### TASK PROMPT
Skip the pictures. Reproduce all other material exactly.

### SUPPLIED MATERIAL
========================================

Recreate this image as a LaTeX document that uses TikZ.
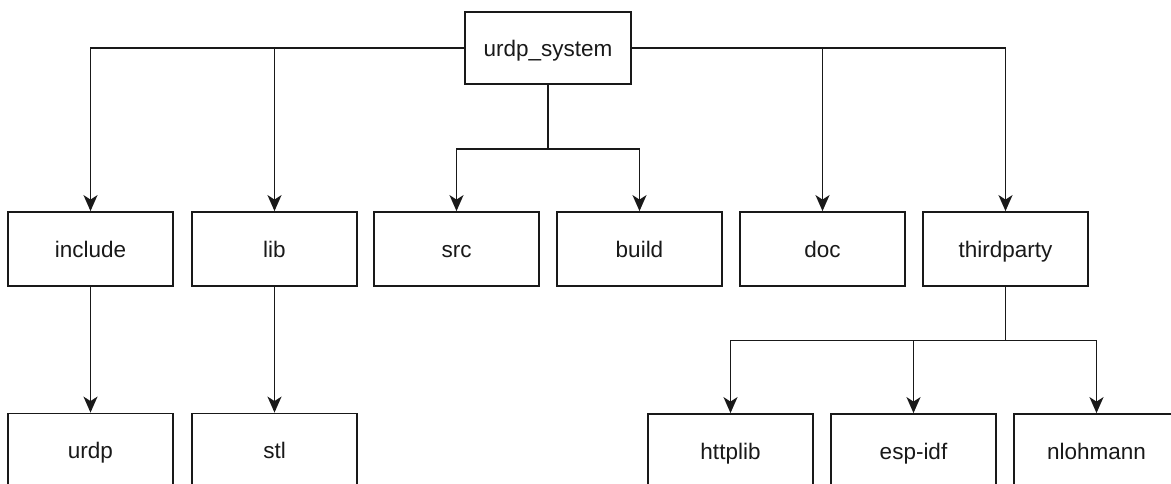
\documentclass[tikz,border=0pt]{standalone}
\usepackage{fontspec}
\setmainfont{Liberation Sans}
\usetikzlibrary{arrows.meta}
\begin{document}
\begin{tikzpicture}[x=1pt,y=-1pt,
  box/.style={draw=black!90, line width=1.8pt, fill=white, minimum width=165pt, minimum height=74pt,
    inner sep=0pt, text height=21pt, text depth=5pt, font=\fontsize{22.5}{27}\selectfont, text=black!90},
  conn/.style={draw=black!90, line width=1.8pt},
  arr/.style={conn, -{Stealth[length=16pt,width=14pt,inset=4.5pt]}}]
\useasboundingbox (0,0) rectangle (1171,483);
\clip (0,0) rectangle (1171,483);
\node[box, minimum width=166pt, minimum height=72pt] (root) at (548,48) {urdp\_system};
\node[box] (include) at (90.5,249) {include};
\node[box] (lib) at (274.5,249) {lib};
\node[box] (src) at (456.5,249) {src};
\node[box] (build) at (639.5,249) {build};
\node[box] (doc) at (822.5,249) {doc};
\node[box] (thirdparty) at (1005.5,249) {thirdparty};
\node[box] (urdp) at (90.5,450.5) {urdp};
\node[box] (stl) at (274.5,450.5) {stl};
\node[box] (httplib) at (730.5,451) {httplib};
\node[box] (espidf) at (913.5,451) {esp-idf};
\node[box] (nlohmann) at (1096.5,451) {nlohmann};
\coordinate (j1) at (548,149);
\coordinate (j2) at (1005.5,340.5);
\draw[arr] (root.west) -| (include.north);
\draw[arr] (root.west) -| (lib.north);
\draw[arr] (root.east) -| (doc.north);
\draw[arr] (root.east) -| (thirdparty.north);
\draw[conn] (root.south) -- (j1);
\draw[arr] (j1) -| (src.north);
\draw[arr] (j1) -| (build.north);
\draw[arr] (include.south) -- (urdp.north);
\draw[arr] (lib.south) -- (stl.north);
\draw[conn] (thirdparty.south) -- (j2);
\draw[arr] (j2) -| (httplib.north);
\draw[arr] (j2) -| (espidf.north);
\draw[arr] (j2) -| (nlohmann.north);
\end{tikzpicture}
\end{document}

========================================

### ANSWER TO THE EXERCISE
Recreate this image as a LaTeX document that uses TikZ.
\documentclass[tikz,border=0pt]{standalone}
\usepackage{fontspec}
\setmainfont{Liberation Sans}
\usetikzlibrary{arrows.meta}
\begin{document}
\begin{tikzpicture}[x=1pt,y=-1pt,
  box/.style={draw=black!90, line width=1.8pt, fill=white, minimum width=165pt, minimum height=74pt,
    inner sep=0pt, text height=21pt, text depth=5pt, font=\fontsize{22.5}{27}\selectfont, text=black!90},
  conn/.style={draw=black!90, line width=1.8pt},
  arr/.style={conn, -{Stealth[length=16pt,width=14pt,inset=4.5pt]}}]
\useasboundingbox (0,0) rectangle (1171,483);
\clip (0,0) rectangle (1171,483);
\node[box, minimum width=166pt, minimum height=72pt] (root) at (548,48) {urdp\_system};
\node[box] (include) at (90.5,249) {include};
\node[box] (lib) at (274.5,249) {lib};
\node[box] (src) at (456.5,249) {src};
\node[box] (build) at (639.5,249) {build};
\node[box] (doc) at (822.5,249) {doc};
\node[box] (thirdparty) at (1005.5,249) {thirdparty};
\node[box] (urdp) at (90.5,450.5) {urdp};
\node[box] (stl) at (274.5,450.5) {stl};
\node[box] (httplib) at (730.5,451) {httplib};
\node[box] (espidf) at (913.5,451) {esp-idf};
\node[box] (nlohmann) at (1096.5,451) {nlohmann};
\coordinate (j1) at (548,149);
\coordinate (j2) at (1005.5,340.5);
\draw[arr] (root.west) -| (include.north);
\draw[arr] (root.west) -| (lib.north);
\draw[arr] (root.east) -| (doc.north);
\draw[arr] (root.east) -| (thirdparty.north);
\draw[conn] (root.south) -- (j1);
\draw[arr] (j1) -| (src.north);
\draw[arr] (j1) -| (build.north);
\draw[arr] (include.south) -- (urdp.north);
\draw[arr] (lib.south) -- (stl.north);
\draw[conn] (thirdparty.south) -- (j2);
\draw[arr] (j2) -| (httplib.north);
\draw[arr] (j2) -| (espidf.north);
\draw[arr] (j2) -| (nlohmann.north);
\end{tikzpicture}
\end{document}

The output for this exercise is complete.